>> Start RECORDED INFORMATION

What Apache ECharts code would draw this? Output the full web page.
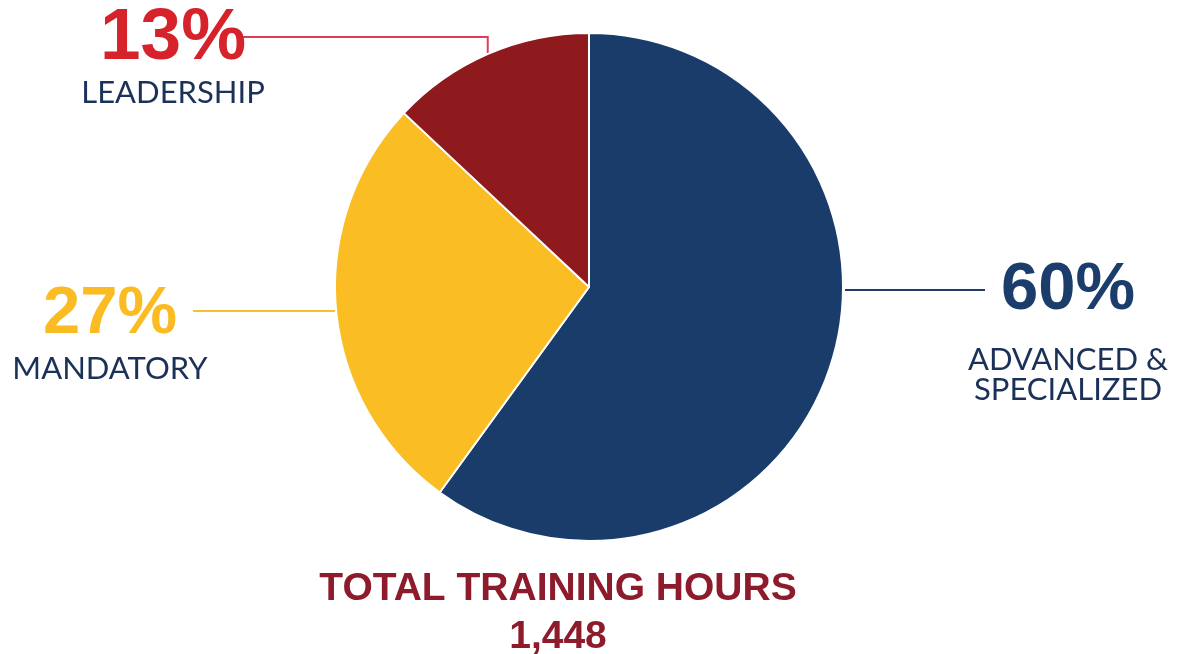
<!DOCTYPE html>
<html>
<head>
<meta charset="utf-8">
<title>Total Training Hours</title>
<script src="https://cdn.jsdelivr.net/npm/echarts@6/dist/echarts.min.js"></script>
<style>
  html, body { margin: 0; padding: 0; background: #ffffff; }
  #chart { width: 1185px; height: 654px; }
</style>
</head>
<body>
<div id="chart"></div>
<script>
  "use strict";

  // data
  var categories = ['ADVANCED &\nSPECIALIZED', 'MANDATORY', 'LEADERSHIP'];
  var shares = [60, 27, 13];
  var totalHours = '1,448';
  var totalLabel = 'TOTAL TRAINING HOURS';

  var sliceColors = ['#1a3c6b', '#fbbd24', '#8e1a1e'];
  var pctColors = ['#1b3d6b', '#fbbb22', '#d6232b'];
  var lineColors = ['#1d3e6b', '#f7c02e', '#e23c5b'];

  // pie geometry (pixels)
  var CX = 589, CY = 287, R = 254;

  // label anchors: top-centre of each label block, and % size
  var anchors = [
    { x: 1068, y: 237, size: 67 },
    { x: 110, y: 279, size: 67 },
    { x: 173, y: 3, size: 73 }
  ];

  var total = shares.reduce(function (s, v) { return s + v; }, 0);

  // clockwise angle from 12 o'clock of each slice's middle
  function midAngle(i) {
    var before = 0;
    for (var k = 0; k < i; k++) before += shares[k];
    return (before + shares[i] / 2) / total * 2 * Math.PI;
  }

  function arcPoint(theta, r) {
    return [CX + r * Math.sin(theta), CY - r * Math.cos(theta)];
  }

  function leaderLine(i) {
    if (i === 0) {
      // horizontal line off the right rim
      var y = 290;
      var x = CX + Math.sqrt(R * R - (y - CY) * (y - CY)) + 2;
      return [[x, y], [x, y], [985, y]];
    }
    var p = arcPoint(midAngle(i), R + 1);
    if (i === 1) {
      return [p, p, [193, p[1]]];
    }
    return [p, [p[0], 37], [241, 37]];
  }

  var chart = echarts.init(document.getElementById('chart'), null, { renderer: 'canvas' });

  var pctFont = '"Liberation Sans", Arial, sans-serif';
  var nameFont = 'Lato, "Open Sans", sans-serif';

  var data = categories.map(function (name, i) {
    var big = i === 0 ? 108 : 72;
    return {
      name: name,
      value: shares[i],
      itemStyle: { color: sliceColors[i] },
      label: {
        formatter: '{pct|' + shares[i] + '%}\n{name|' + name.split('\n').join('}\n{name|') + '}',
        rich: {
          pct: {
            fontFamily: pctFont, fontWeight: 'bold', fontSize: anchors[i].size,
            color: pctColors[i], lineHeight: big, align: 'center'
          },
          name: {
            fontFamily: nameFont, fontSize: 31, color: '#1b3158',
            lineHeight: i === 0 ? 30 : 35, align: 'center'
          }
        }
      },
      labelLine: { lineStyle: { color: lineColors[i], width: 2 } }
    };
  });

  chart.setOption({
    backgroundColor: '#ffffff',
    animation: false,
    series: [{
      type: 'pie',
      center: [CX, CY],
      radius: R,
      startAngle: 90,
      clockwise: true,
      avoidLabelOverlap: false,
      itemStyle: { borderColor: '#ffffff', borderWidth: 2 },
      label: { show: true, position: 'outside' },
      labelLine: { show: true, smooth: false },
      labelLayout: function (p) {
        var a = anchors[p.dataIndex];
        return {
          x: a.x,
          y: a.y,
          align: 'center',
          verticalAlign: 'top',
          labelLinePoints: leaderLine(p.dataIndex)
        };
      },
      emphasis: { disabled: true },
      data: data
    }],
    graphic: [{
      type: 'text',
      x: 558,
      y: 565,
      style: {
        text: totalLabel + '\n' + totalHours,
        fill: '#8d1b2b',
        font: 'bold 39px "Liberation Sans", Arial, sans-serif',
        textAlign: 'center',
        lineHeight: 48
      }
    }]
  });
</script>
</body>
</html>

>> End RECORDED INFORMATION

_WRITTEN PROBLEM_
Reproduce the full listing faithfully, but do not carry over any pictures.

_REPLY_
What Apache ECharts code would draw this? Output the full web page.
<!DOCTYPE html>
<html>
<head>
<meta charset="utf-8">
<title>Total Training Hours</title>
<script src="https://cdn.jsdelivr.net/npm/echarts@6/dist/echarts.min.js"></script>
<style>
  html, body { margin: 0; padding: 0; background: #ffffff; }
  #chart { width: 1185px; height: 654px; }
</style>
</head>
<body>
<div id="chart"></div>
<script>
  "use strict";

  // data
  var categories = ['ADVANCED &\nSPECIALIZED', 'MANDATORY', 'LEADERSHIP'];
  var shares = [60, 27, 13];
  var totalHours = '1,448';
  var totalLabel = 'TOTAL TRAINING HOURS';

  var sliceColors = ['#1a3c6b', '#fbbd24', '#8e1a1e'];
  var pctColors = ['#1b3d6b', '#fbbb22', '#d6232b'];
  var lineColors = ['#1d3e6b', '#f7c02e', '#e23c5b'];

  // pie geometry (pixels)
  var CX = 589, CY = 287, R = 254;

  // label anchors: top-centre of each label block, and % size
  var anchors = [
    { x: 1068, y: 237, size: 67 },
    { x: 110, y: 279, size: 67 },
    { x: 173, y: 3, size: 73 }
  ];

  var total = shares.reduce(function (s, v) { return s + v; }, 0);

  // clockwise angle from 12 o'clock of each slice's middle
  function midAngle(i) {
    var before = 0;
    for (var k = 0; k < i; k++) before += shares[k];
    return (before + shares[i] / 2) / total * 2 * Math.PI;
  }

  function arcPoint(theta, r) {
    return [CX + r * Math.sin(theta), CY - r * Math.cos(theta)];
  }

  function leaderLine(i) {
    if (i === 0) {
      // horizontal line off the right rim
      var y = 290;
      var x = CX + Math.sqrt(R * R - (y - CY) * (y - CY)) + 2;
      return [[x, y], [x, y], [985, y]];
    }
    var p = arcPoint(midAngle(i), R + 1);
    if (i === 1) {
      return [p, p, [193, p[1]]];
    }
    return [p, [p[0], 37], [241, 37]];
  }

  var chart = echarts.init(document.getElementById('chart'), null, { renderer: 'canvas' });

  var pctFont = '"Liberation Sans", Arial, sans-serif';
  var nameFont = 'Lato, "Open Sans", sans-serif';

  var data = categories.map(function (name, i) {
    var big = i === 0 ? 108 : 72;
    return {
      name: name,
      value: shares[i],
      itemStyle: { color: sliceColors[i] },
      label: {
        formatter: '{pct|' + shares[i] + '%}\n{name|' + name.split('\n').join('}\n{name|') + '}',
        rich: {
          pct: {
            fontFamily: pctFont, fontWeight: 'bold', fontSize: anchors[i].size,
            color: pctColors[i], lineHeight: big, align: 'center'
          },
          name: {
            fontFamily: nameFont, fontSize: 31, color: '#1b3158',
            lineHeight: i === 0 ? 30 : 35, align: 'center'
          }
        }
      },
      labelLine: { lineStyle: { color: lineColors[i], width: 2 } }
    };
  });

  chart.setOption({
    backgroundColor: '#ffffff',
    animation: false,
    series: [{
      type: 'pie',
      center: [CX, CY],
      radius: R,
      startAngle: 90,
      clockwise: true,
      avoidLabelOverlap: false,
      itemStyle: { borderColor: '#ffffff', borderWidth: 2 },
      label: { show: true, position: 'outside' },
      labelLine: { show: true, smooth: false },
      labelLayout: function (p) {
        var a = anchors[p.dataIndex];
        return {
          x: a.x,
          y: a.y,
          align: 'center',
          verticalAlign: 'top',
          labelLinePoints: leaderLine(p.dataIndex)
        };
      },
      emphasis: { disabled: true },
      data: data
    }],
    graphic: [{
      type: 'text',
      x: 558,
      y: 565,
      style: {
        text: totalLabel + '\n' + totalHours,
        fill: '#8d1b2b',
        font: 'bold 39px "Liberation Sans", Arial, sans-serif',
        textAlign: 'center',
        lineHeight: 48
      }
    }]
  });
</script>
</body>
</html>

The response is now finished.